§ **Work to complete**:
Transcribe every line from the top down to the line with "from matplotlib.patches import Rectangle", both ends included, but not the pictures.

§ **Provided material**:
———

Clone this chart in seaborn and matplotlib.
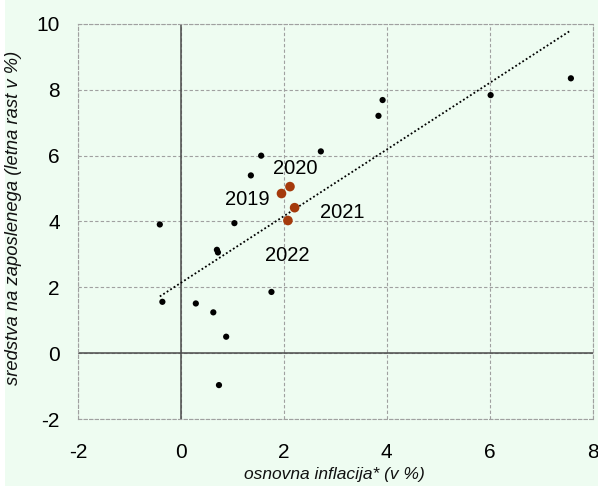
import numpy as np
import pandas as pd
import matplotlib
matplotlib.use("Agg")
import matplotlib.pyplot as plt
import seaborn as sns
from matplotlib.patches import Rectangle

# --- data ---
x_other = [-0.41, -0.36, 0.29, 0.63, 0.88, 0.74, 0.70, 0.72, 1.04, 1.36, 1.56, 1.76, 2.72, 3.84, 3.92, 6.02, 7.58]
y_other = [3.91, 1.56, 1.51, 1.24, 0.50, -0.97, 3.14, 3.06, 3.95, 5.40, 6.00, 1.86, 6.13, 7.21, 7.69, 7.84, 8.35]
years = ["2019", "2020", "2021", "2022"]
x_years = [1.955, 2.12, 2.21, 2.08]
y_years = [4.85, 5.06, 4.42, 4.03]
label_x = [1.30, 2.22, 3.13, 2.07]
label_y = [4.68, 5.61, 4.28, 2.98]
xticks = [-2, 0, 2, 4, 6, 8]
yticks = [-2, 0, 2, 4, 6, 8, 10]
xlabel = "osnovna inflacija* (v %)"
ylabel = "sredstva na zaposlenega (letna rast v %)"

sns.set_theme(style="white")
plt.rcParams['font.family'] = ['Liberation Sans Narrow', 'Liberation Sans', 'DejaVu Sans']

BG = "#EEFCF1"
BROWN = "#A53A0C"
W, H = 598, 486

fig = plt.figure(figsize=(W / 100, H / 100), dpi=100, facecolor=BG)
ax = fig.add_axes([78 / W, 1 - 419 / H, (592.5 - 78) / W, (419 - 24) / H])
ax.set_facecolor(BG)
fig.patches.append(Rectangle((0, 0), 5 / W, 1, transform=fig.transFigure,
                             facecolor="white", edgecolor="none", zorder=-1))

# trend line over all points
all_x = np.array(x_other + x_years)
all_y = np.array(y_other + y_years)
slope, intercept = np.polyfit(all_x, all_y, 1)
tx = np.array([all_x.min(), all_x.max()])
trend = pd.DataFrame({"x": tx, "y": slope * tx + intercept})
sns.lineplot(data=trend, x="x", y="y", ax=ax, color="black", lw=1.3,
             linestyle=(0, (1, 1.3)), zorder=3)

# axes lines at zero
ax.axvline(0, color="#4a4a4a", lw=1.1, zorder=2)
ax.axhline(0, color="#4a4a4a", lw=1.1, zorder=2)

df_o = pd.DataFrame({"x": x_other, "y": y_other})
df_y = pd.DataFrame({"x": x_years, "y": y_years})
sns.scatterplot(data=df_o, x="x", y="y", ax=ax, color="black", s=20,
                edgecolor="none", zorder=4)
sns.scatterplot(data=df_y, x="x", y="y", ax=ax, color=BROWN, s=48,
                edgecolor="none", zorder=5)

for t, lx, ly in zip(years, label_x, label_y):
    ax.text(lx, ly, t, ha="center", va="center", fontsize=14.5, color="black", zorder=6)

ax.set_xlim(-2, 8)
ax.set_ylim(-2, 10)
ax.set_xticks(xticks)
ax.set_yticks(yticks)
ax.set_xticklabels([str(v) for v in xticks])
ax.set_yticklabels([str(v) for v in yticks])
ax.tick_params(axis="both", length=0, labelsize=15, colors="black")
ax.tick_params(axis="x", pad=17)
ax.tick_params(axis="y", pad=13)

ax.grid(True, color="#a0a0a0", lw=0.8, linestyle=(0, (3, 2)))
for sp in ax.spines.values():
    sp.set_visible(True)
    sp.set_color("#a0a0a0")
    sp.set_linewidth(0.8)
    sp.set_linestyle((0, (3, 2)))

ax.set_xlabel("")
ax.set_ylabel("")
fig.text(334 / W, 1 - 474 / H, xlabel, ha="center", va="center", fontsize=12.5,
         style="italic", family=['Liberation Sans', 'DejaVu Sans'], color="#111111")
fig.text(14 / W, 1 - 218 / H, ylabel, ha="center", va="center", rotation=90, fontsize=13.2,
         style="italic", family=['Liberation Sans', 'DejaVu Sans'], color="#111111")

fig.savefig("out.png", dpi=100, facecolor=BG)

———

§ **Finished task**:
Clone this chart in seaborn and matplotlib.
import numpy as np
import pandas as pd
import matplotlib
matplotlib.use("Agg")
import matplotlib.pyplot as plt
import seaborn as sns
from matplotlib.patches import Rectangle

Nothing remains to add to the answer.